I have this question about the definition of $coNP$ in our lecture that I simply cannot wrap my head around. We define
$$ coNP := \{L \subset \{0,1\}^* \mid \bar{L} \in NP\},$$
and then later on we give as an example $\bar{SAT} = \{\varphi \mid \varphi \text{ is unsatisfiable}\}$. Now this makes no sense to me:

Firstly if we look at $\{0,1\}^*$ then couldn't the same binary string mean two completely different things depending on the semantics we choose to encode the instances? For examples $01$ could encode an empty graph or a graph with a single vertex or whatsoever).

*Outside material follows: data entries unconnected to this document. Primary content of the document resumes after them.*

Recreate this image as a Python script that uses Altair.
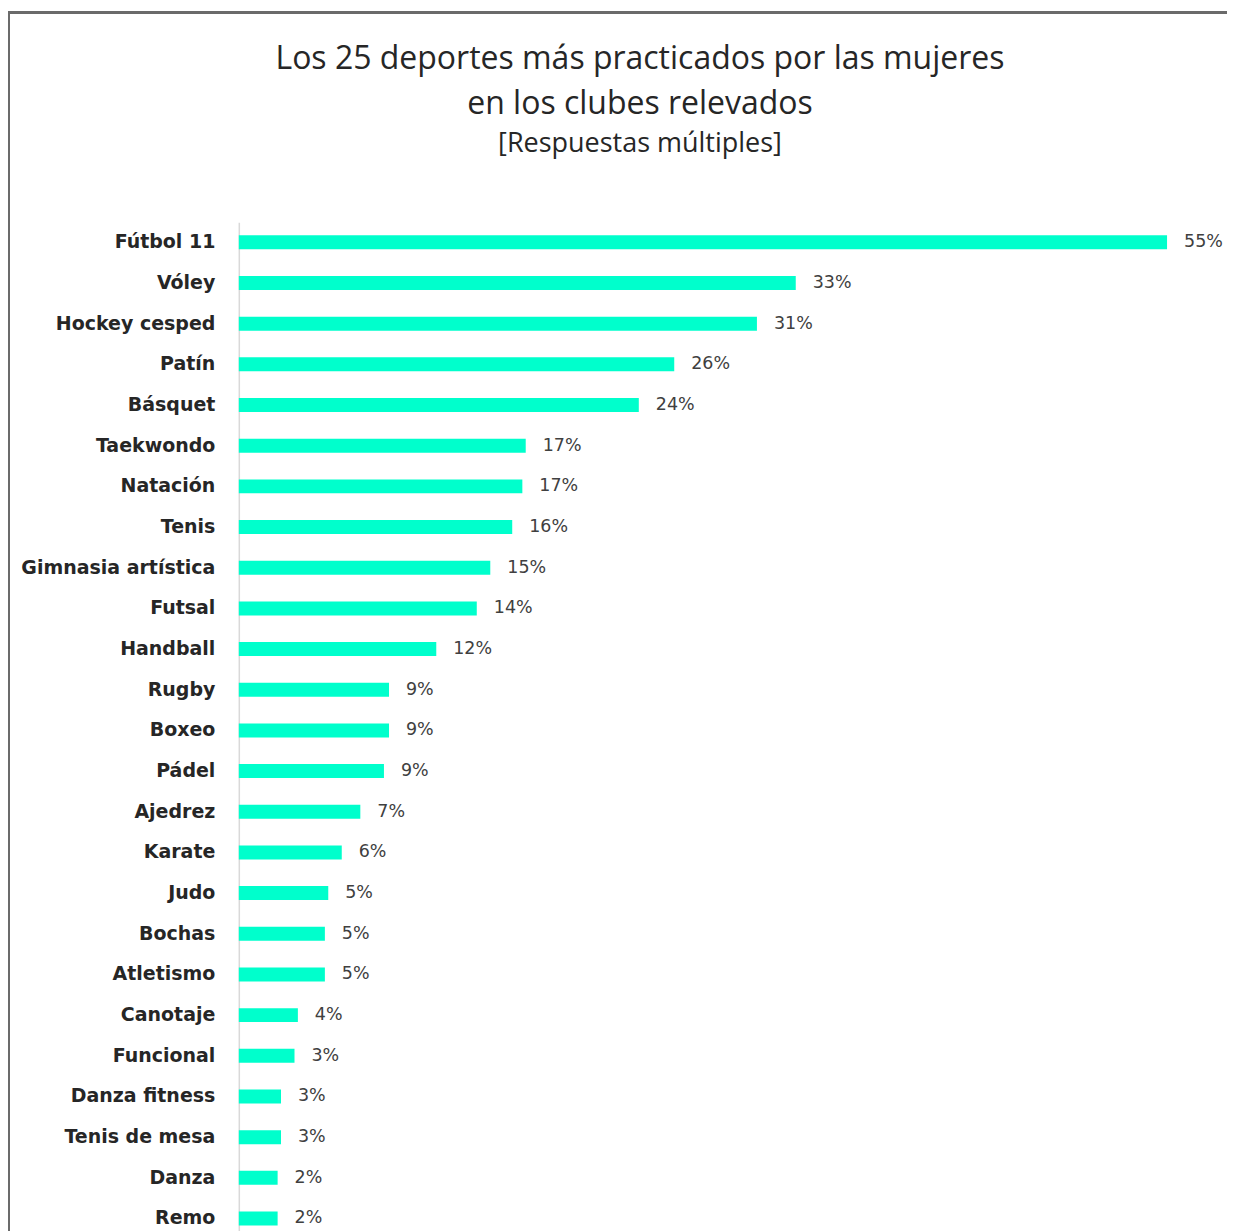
import altair as alt
import pandas as pd

deportes = ["Fútbol 11", "Vóley", "Hockey cesped", "Patín", "Básquet", "Taekwondo",
            "Natación", "Tenis", "Gimnasia artística", "Futsal", "Handball", "Rugby",
            "Boxeo", "Pádel", "Ajedrez", "Karate", "Judo", "Bochas", "Atletismo",
            "Canotaje", "Funcional", "Danza fitness", "Tenis de mesa", "Danza", "Remo"]
valores = [55.0, 33.0, 30.7, 25.8, 23.7, 17.0, 16.8, 16.2, 14.9, 14.1, 11.7, 8.9,
           8.9, 8.6, 7.2, 6.1, 5.3, 5.1, 5.1, 3.5, 3.3, 2.5, 2.5, 2.3, 2.3]
etiquetas = ["55%", "33%", "31%", "26%", "24%", "17%", "17%", "16%", "15%", "14%",
             "12%", "9%", "9%", "9%", "7%", "6%", "5%", "5%", "5%", "4%", "3%",
             "3%", "3%", "2%", "2%"]

df = pd.DataFrame({"deporte": deportes, "valor": valores, "etiqueta": etiquetas})

W = 929
H = 1017

y = alt.Y("deporte:N", sort=deportes,
          scale=alt.Scale(paddingInner=0.656, paddingOuter=0.32),
          axis=alt.Axis(title=None, ticks=False, domain=True, domainColor="#d9d9d9",
                        domainWidth=1.5, labelFont="DejaVu Sans", labelFontWeight="bold",
                        labelFontSize=19, labelColor="#262626", labelPadding=24,
                        labelLimit=400))
x = alt.X("valor:Q", scale=alt.Scale(domain=[0, 55], nice=False), axis=None)

bars = alt.Chart(df).mark_bar(color="#00FFCC", size=14).encode(x=x, y=y)
text = alt.Chart(df).mark_text(align="left", dx=17, font="DejaVu Sans", fontSize=17.5,
                               color="#404040").encode(x=x, y=y, text="etiqueta:N")

frame = alt.Chart(df).mark_rect(fill=None, stroke="#6b6b6b", strokeWidth=2).encode(
    x=alt.value(-230), x2=alt.value(1060), y=alt.value(-210), y2=alt.value(1100))

chart = alt.layer(frame, bars, text).properties(
    width=W, height=H,
    background="white",
    title=alt.TitleParams(
        text=["Los 25 deportes más practicados por las mujeres", "en los clubes relevados"],
        subtitle="[Respuestas múltiples]",
        anchor="middle", frame="group", dx=-63, dy=211, offset=64,
        font="Open Sans", fontSize=32, fontWeight="normal", color="#262626", lineHeight=45,
        subtitleFont="Open Sans", subtitleFontSize=27, subtitleColor="#262626",
        subtitlePadding=10),
    autosize=alt.AutoSizeParams(type="none"),
    padding={"left": 231, "top": 214, "right": 60, "bottom": 0},
).configure_view(stroke="transparent", strokeWidth=0)

chart.save("out.html", embed_options={"renderer": "svg", "actions": False})
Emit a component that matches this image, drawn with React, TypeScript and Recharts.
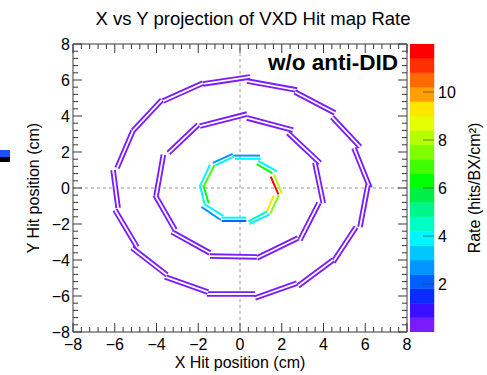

Also couldn't many binary strings lead to the same instance depending on semantics? for example by saying $0 = 00$.

Secondly, specifically for $\bar{SAT}$, why is it exactly the unsatisfiable formulas given the definition? Shouldn't the complement of $SAT$ when seen as a subset of $\{0,1\}^*$ contain a lot of garbage that could not even be interpreted as formulas?

Somehow it seems that the intuition for $coNP$ as used for $\bar{SAT}$ just does not match its definition, which should be crucial for a better understanding of the class?

Maybe I'm getting some things wrong here so I'm glad if you could lead me out of this confusion.

Best Answer

For you first point, in the definition of $\mathrm{co}\mathrm{NP}$, $L$ is just a set of strings of $0$s and $1$s - it doesn't matter what a string "encodes".

For your second point, you are right that $\overline{\mathrm SAT}$ viewed as a set of sequences of symbols contains a lot of syntactic junk. However, it takes only polynomial time to parse the sequences and identify the junk, so it doesn't make any difference to questions about whether the original problem is in $P$ or $NP$.

I am afraid I don't understand your last point about intuitions about $\mathrm{co}\mathrm{NP}$ and $\mathrm{SAT}$.